Written by on May 27, 2013

The competitiveness of the teen apparel industry was apparent in Abercrombie’s ANF first-quarter results today, with both the top and bottom lines falling short of investor expectations. The continuous discounting to attract a cautious consumer in order to drive traffic persisted, impairing any pricing power Abercrombie could wield and reinforcing the view that the company lacks an economic moat. Abercrombie is not out of the danger zone yet, and analysts expect the remainder of the year to result in weak performance (in line with management’s guidance).
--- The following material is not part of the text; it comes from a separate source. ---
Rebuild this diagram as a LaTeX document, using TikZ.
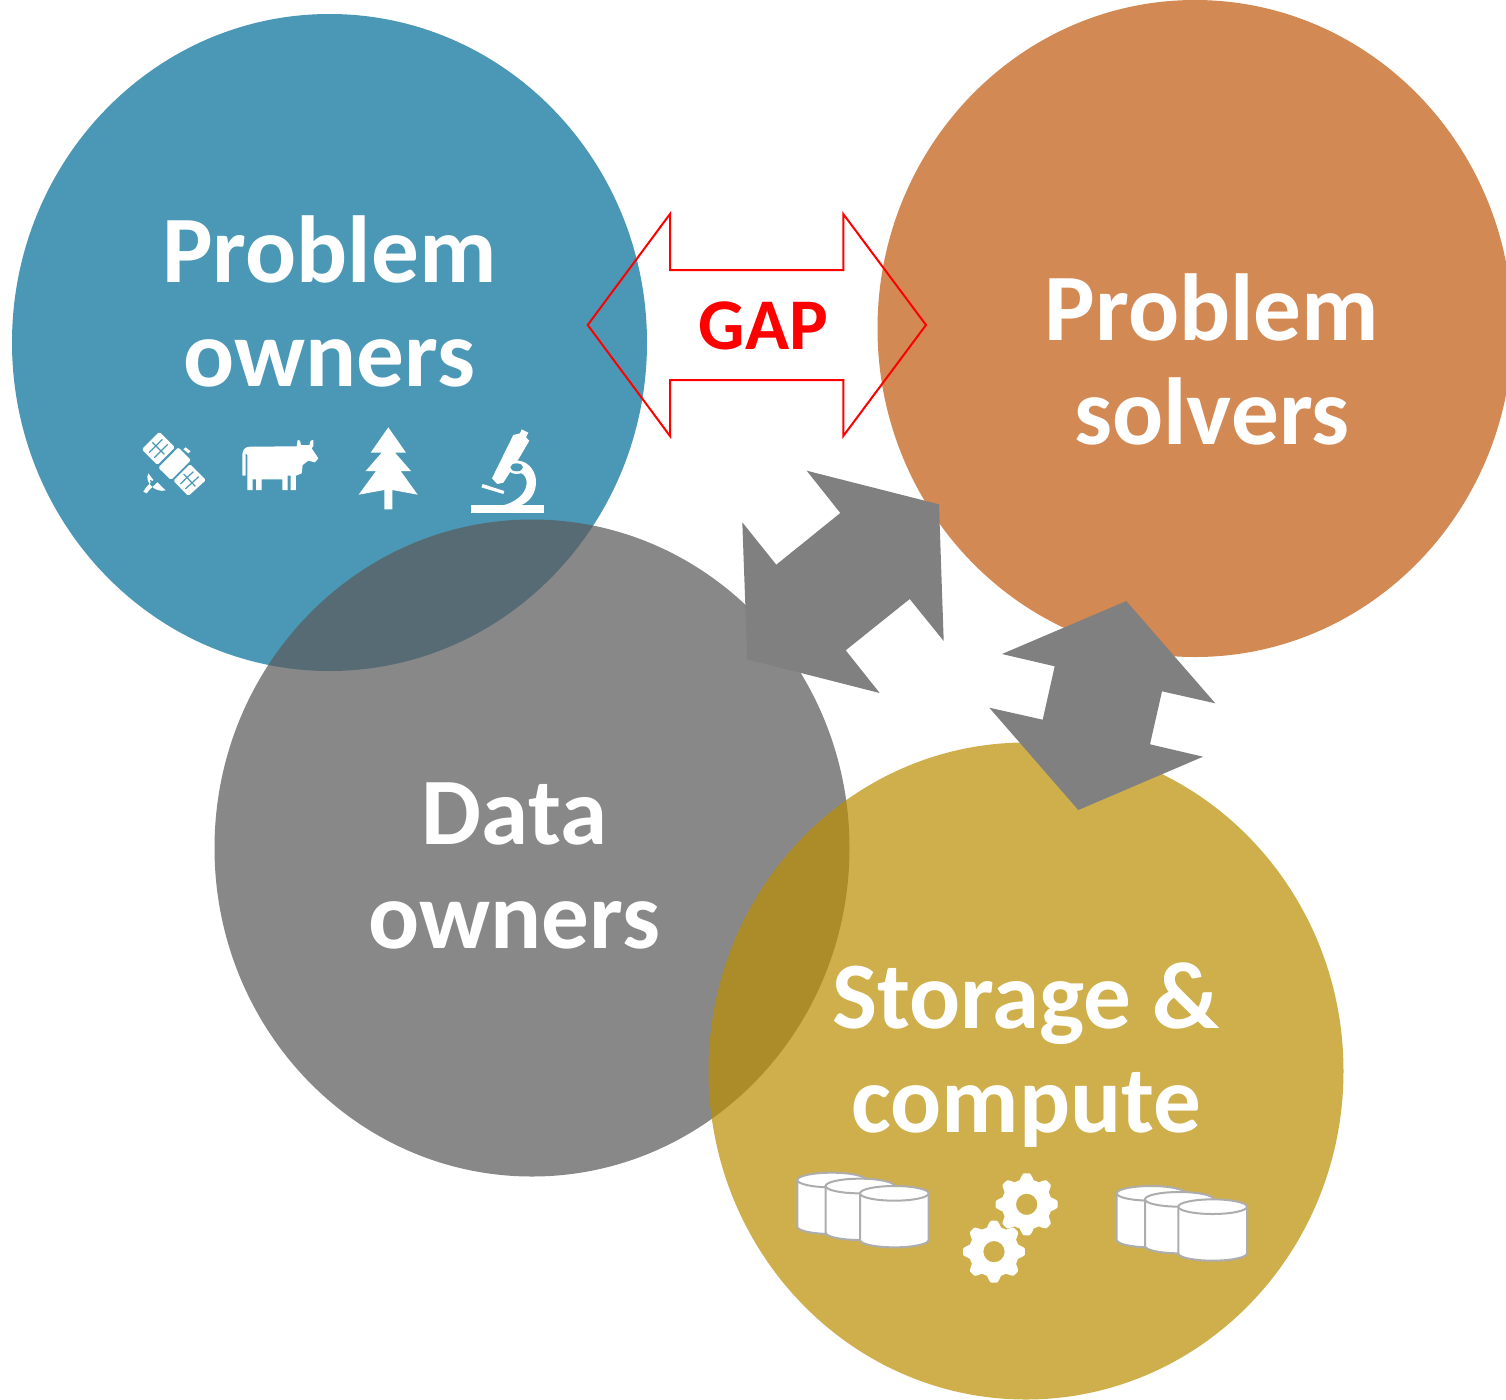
\documentclass[tikz,border=0pt]{standalone}
\usepackage{fontspec}
\setmainfont{Carlito}
\definecolor{cblue}{HTML}{4A98B6}
\definecolor{corange}{HTML}{D38954}
\definecolor{cgray}{HTML}{5B5B5B}
\definecolor{cgold}{HTML}{BA8E00}
\definecolor{cblock}{HTML}{808080}
\definecolor{cedge}{HTML}{ADADAD}
\tikzset{
  bigtext/.style={text=white,align=center,font=\fontsize{47.6}{52}\selectfont\bfseries,inner sep=0pt},
  blockarrow/.style={fill=cblock,draw=none},
  icon/.style={fill=white,draw=none},
  zoomA/.style={shift={(120,410)},scale=1/3},
  zoomB/.style={shift={(780,1150)},scale=1/3},
  cylface/.style={fill=white,draw=cedge,line width=1pt},
  pics/cyl/.style={code={
    \draw[cylface] (-103,0) -- (-103,140) arc[start angle=180,end angle=0,x radius=103,y radius=22] -- (103,0) -- cycle;
    \draw[cylface] (0,0) ellipse[x radius=103,y radius=22];
  }}
}
\begin{document}
\begin{tikzpicture}[x=0.5pt,y=-0.5pt]
\clip (0,0) rectangle (1506,1399);
\fill[white] (0,0) rectangle (1506,1399);
% circles
\fill[cblue] (329.5,342.5) ellipse[x radius=317.5,y radius=328.5];
\fill[corange] (1195,328.5) ellipse[x radius=317.5,y radius=328.5];
\fill[cgray,fill opacity=.72] (532,848) ellipse[x radius=317.5,y radius=328.5];
\fill[cgold,fill opacity=.70] (1026,1071) ellipse[x radius=317.5,y radius=328.5];
% block arrows
\path[blockarrow] (806.7,470.7) -- (939,504.3) -- (943.7,641) -- (909.7,599) -- (845.7,650.3) -- (879.7,693) -- (747.3,659.3) -- (742.3,522.3) -- (776.3,564.7) -- (840.3,513) -- cycle;
\path[blockarrow] (1126.3,601) -- (1215.3,703.3) -- (1162,691.3) -- (1150,744.3) -- (1203,756.7) -- (1078.3,810) -- (989.3,707.7) -- (1042.7,719.7) -- (1054.7,666.3) -- (1002,654) -- cycle;
% gap arrow
\draw[red,line width=1pt,miter limit=10] (587.7,325) -- (670,214) -- (670,270) -- (843.3,270) -- (843.3,214) -- (926,325) -- (843.3,436) -- (843.3,380) -- (670,380) -- (670,436) -- cycle;
\node[text=red,font=\fontsize{36.4}{40}\selectfont\bfseries,inner sep=0pt] (gap) at (763.5,326) {GAP};
% labels
\node[bigtext] (owners) at (329.5,301) {Problem\\owners};
\node[bigtext] (solvers) at (1212,359.5) {Problem\\solvers};
\node[bigtext] (data) at (514.5,866) {Data\\owners};
\node[bigtext] (storage) at (1026,1055) {Storage \&\\compute};
% satellite
\begin{scope}[zoomA]
  \fill[icon,rounded corners=.8pt] (118,65) -- (165,112) -- (112,165) -- (65,118) -- cycle;
  \fill[icon,rounded corners=.8pt] (210,162) -- (258,210) -- (205,258) -- (160,212) -- cycle;
  \draw[cblue,line width=.6pt] (127,88) -- (87,128) (143,103) -- (103,143) (97,97) -- (133,133);
  \draw[cblue,line width=.6pt] (220,185) -- (181,222) (236,200) -- (196,237) (191,192) -- (226,229);
  \fill[icon,rounded corners=.8pt] (175,112) -- (213,150) -- (153,210) -- (115,173) -- cycle;
  \fill[icon] (197,112) -- (212,124) -- (205,130) -- (190,118) -- cycle;
  \fill[icon] (85,190) .. controls (72,215) and (105,250) .. (137,241) -- (112,217) -- (88,240) -- (80,250) -- (70,245) -- (78,232) -- (100,210) -- cycle;
  \fill[cblue] (90,210) -- (98,213) -- (104,222) -- (94,224) -- cycle;
  % cow
  \fill[icon] (367,135) .. controls (367,120) and (375,110) .. (390,110) -- (530,109) -- (533,90) -- (540,92) -- (543,105) -- (568,105) -- (572,92) -- (580,90) -- (580,108) -- (575,115) -- (595,145) -- (585,157) -- (565,152) -- (548,165) -- (545,190) -- (528,197) -- (528,240) -- (512,240) -- (512,197) -- (503,197) -- (503,240) -- (487,240) -- (487,208) -- (425,208) -- (425,240) -- (408,240) -- (408,208) -- (398,208) -- (398,240) -- (382,240) -- (382,135) -- (377,130) -- (377,197) -- (367,197) -- cycle;
  % tree
  \fill[icon] (805,52) -- (858,128) -- (825,128) -- (873,183) -- (842,183) -- (893,254) -- (817,240) -- (817,298) -- (793,298) -- (793,240) -- (716,254) -- (768,183) -- (737,183) -- (785,128) -- (752,128) -- cycle;
  % microscope
  \fill[icon] (1054,286) rectangle (1273,309);
  \fill[icon] (1180,75) -- (1200,70) -- (1205,58) -- (1225,68) -- (1218,82) -- (1228,92) -- (1200,140) -- (1150,218) -- (1132,222) -- (1116,205) -- cycle;
  \fill[icon] (1088,222) -- (1153,243) -- (1150,252) -- (1084,232) -- cycle;
  \fill[icon] (1195,152) .. controls (1230,155) and (1250,190) .. (1248,220) .. controls (1246,255) and (1225,280) .. (1195,288) -- (1140,288) .. controls (1185,280) and (1222,250) .. (1220,215) .. controls (1218,195) and (1205,187) .. (1190,186) -- (1170,175) -- cycle;
  \fill[icon] (1190,172) ellipse[x radius=27,y radius=20];
  \fill[cblue] (1190,172) ellipse[x radius=19,y radius=12];
\end{scope}
% storage icons
\begin{scope}[zoomB]
  \pic[transform shape] at (155,90) {cyl};
  \pic[transform shape] at (240,108) {cyl};
  \pic[transform shape] at (343,130) {cyl};
  \pic[transform shape] at (1113,130) {cyl};
  \pic[transform shape] at (1198,148) {cyl};
  \pic[transform shape] at (1298,170) {cyl};
  \fill[icon,even odd rule] plot[domain=0:360,samples=193,smooth] ({740+(84+9*max(min(1.5*cos(8*\x),1),-1))*cos(\x)},{163+(84+9*max(min(1.5*cos(8*\x),1),-1))*sin(\x)}) -- cycle
     (740,163) ellipse[x radius=32,y radius=32];
  \fill[icon,even odd rule] plot[domain=0:360,samples=193,smooth] ({642+(84+9*max(min(1.5*cos(8*\x),1),-1))*cos(\x)},{305+(84+9*max(min(1.5*cos(8*\x),1),-1))*sin(\x)}) -- cycle
     (642,305) ellipse[x radius=32,y radius=32];
\end{scope}
\end{tikzpicture}
\end{document}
With shares trading below $50 this morning (down more than 10%), there could be more downside risk in the stock and would wait to initiate a position. While it wasn’t surprising that management did not address some of the negative media press surrounding an old video clip of the company’s CEO that resurfaced recently, this could weigh on the brand image in the near term.
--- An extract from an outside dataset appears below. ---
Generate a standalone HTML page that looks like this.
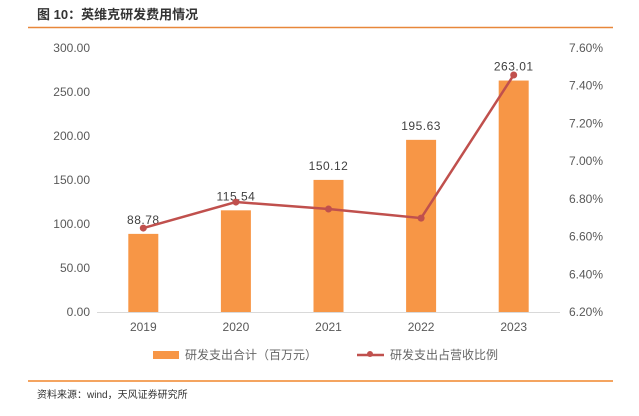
<!DOCTYPE html>
<html><head><meta charset="utf-8"><style>
body{margin:0;background:#fff;width:639px;height:411px;overflow:hidden;font-family:"Liberation Sans","Noto Sans CJK SC",sans-serif}
svg text{font-family:"Liberation Sans","Noto Sans CJK SC",sans-serif}
</style></head><body>
<svg id="c" width="639" height="411">
<text x="37" y="19" font-size="13" font-weight="bold" fill="#333">图 10：英维克研发费用情况</text>
<line x1="28" y1="27.5" x2="613" y2="27.5" stroke="#e8873a" stroke-width="1.5"/>
<line x1="28" y1="381" x2="613" y2="381" stroke="#f4a460" stroke-width="2"/>
<text x="37" y="398" font-size="10" fill="#333">资料来源：wind，天风证券研究所</text>
<g id="plot"></g>
<g>
<rect x="153" y="351" width="26" height="8" fill="#f79646"/>
<text x="185" y="359" font-size="12" fill="#666">研发支出合计（百万元）</text>
<line x1="357" y1="355" x2="384" y2="355" stroke="#c0504d" stroke-width="2.5"/>
<circle cx="370" cy="354" r="3" fill="#c0504d"/>
<text x="390" y="359" font-size="12" fill="#666">研发支出占营收比例</text>
</g>
</svg>
<script>
const categories=["2019","2020","2021","2022","2023"];
const rdSpend=[88.78,115.54,150.12,195.63,263.01];
const rdRatio=[6.645,6.783,6.746,6.698,7.457];
const leftTicks=[0,50,100,150,200,250,300];
const rightTicks=[6.2,6.4,6.6,6.8,7.0,7.2,7.4,7.6];
const ns="http://www.w3.org/2000/svg";
const g=document.getElementById("plot");
const plotTop=48,plotBot=312,x0=97,x1=560;
const yL=v=>plotBot-(v/300)*(plotBot-plotTop);
const yR=v=>plotBot-((v-6.2)/1.4)*(plotBot-plotTop);
const xC=i=>x0+(x1-x0)/categories.length*(i+0.5);
function mk(t,a){const e=document.createElementNS(ns,t);for(const k in a)e.setAttribute(k,a[k]);g.appendChild(e);return e;}
leftTicks.forEach(v=>{const t=mk("text",{x:90,y:yL(v)+4,"font-size":12,fill:"#595959","text-anchor":"end"});t.textContent=v.toFixed(2);

});
rightTicks.forEach(v=>{const t=mk("text",{x:569,y:yR(v)+4,"font-size":12,fill:"#595959"});t.textContent=v.toFixed(2)+"%";

});
const ax=mk("line",{x1:x0,y1:plotBot+.5,x2:x1,y2:plotBot+.5,stroke:"#d9d9d9"});


categories.forEach((c,i)=>{
const r=mk("rect",{x:xC(i)-15,y:yL(rdSpend[i]),width:30,height:plotBot-yL(rdSpend[i]),fill:"#f79646"});


const l=mk("text",{x:xC(i),y:yL(rdSpend[i])-10,"font-size":12,fill:"#404040","text-anchor":"middle","letter-spacing":"0.5"});l.textContent=rdSpend[i].toFixed(2);


const t=mk("text",{x:xC(i),y:plotBot+19,"font-size":12,fill:"#595959","text-anchor":"middle"});t.textContent=c;


});
const pl=mk("polyline",{points:rdRatio.map((v,i)=>xC(i)+","+yR(v)).join(" "),fill:"none",stroke:"#c0504d","stroke-width":2.5});


rdRatio.forEach((v,i)=>{const c=mk("circle",{cx:xC(i),cy:yR(v),r:3.5,fill:"#c0504d"});

});
</script>
</body></html>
Management mishaps aren’t rare at Abercrombie, and investors are beginning to wonder when the board will decide that experience no longer trumps brand image. Not all press is good press. Brand image may already not be resonating as well with customers as it has in the past, as evidenced by management’s downward revision to fiscal 2013 earnings per share guidance to $3.15 to $3.25 per share (from $3.35-$3.45) and the first-quarter comparable store sales decline in the low-single-digit range. This is lapping low-single-digit comp declines for the prior-year period.

The first quarter fell short of expectations on both top and bottom lines. Total revenue declined 9% to $839 million, affected by total comparable store sales falling 15%. This was composed of a comp decline at the stores of 17% and online of 6%, which some analysts found shocking. E-commerce has been a source of strength at almost all of the other major apparel retailers.
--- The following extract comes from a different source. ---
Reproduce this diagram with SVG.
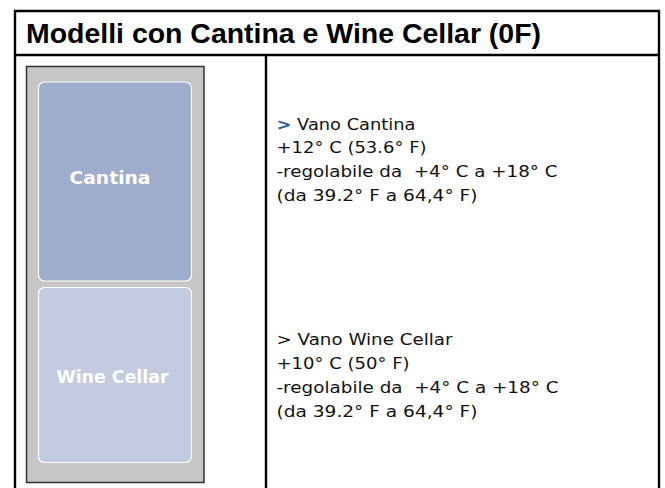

Management offered that sales were weaker because of delayed deliveries throughout the quarter and that weather affected sales both domestically and internationally, but the brand’s troubles resonating with customers was at play. The gross margin rate expanded 720 basis points year over year, to 65.9%, helped by better mix and lower product costs (cotton). Operating expenses contracted slightly year over year with lower payroll and maintenance and incentive compensation.

While management is taking the right strategic steps to improve the business, these plans could take time to bear fruit. To refresh, the firm is working on profit improvement through a detailed review of existing processes covering multiple work streams (marketing, supply chain, etc) and has recently completed the diagnostic phase of some non-merchandise segments which represent 30% of the total addressable costs (and expected to drive annual savings of $35 million to $55 million). In addition, there is an AUR optimization initiative, which is a fancy way to say the company is working on getting the best price for its products, something that all retailers should already be doing.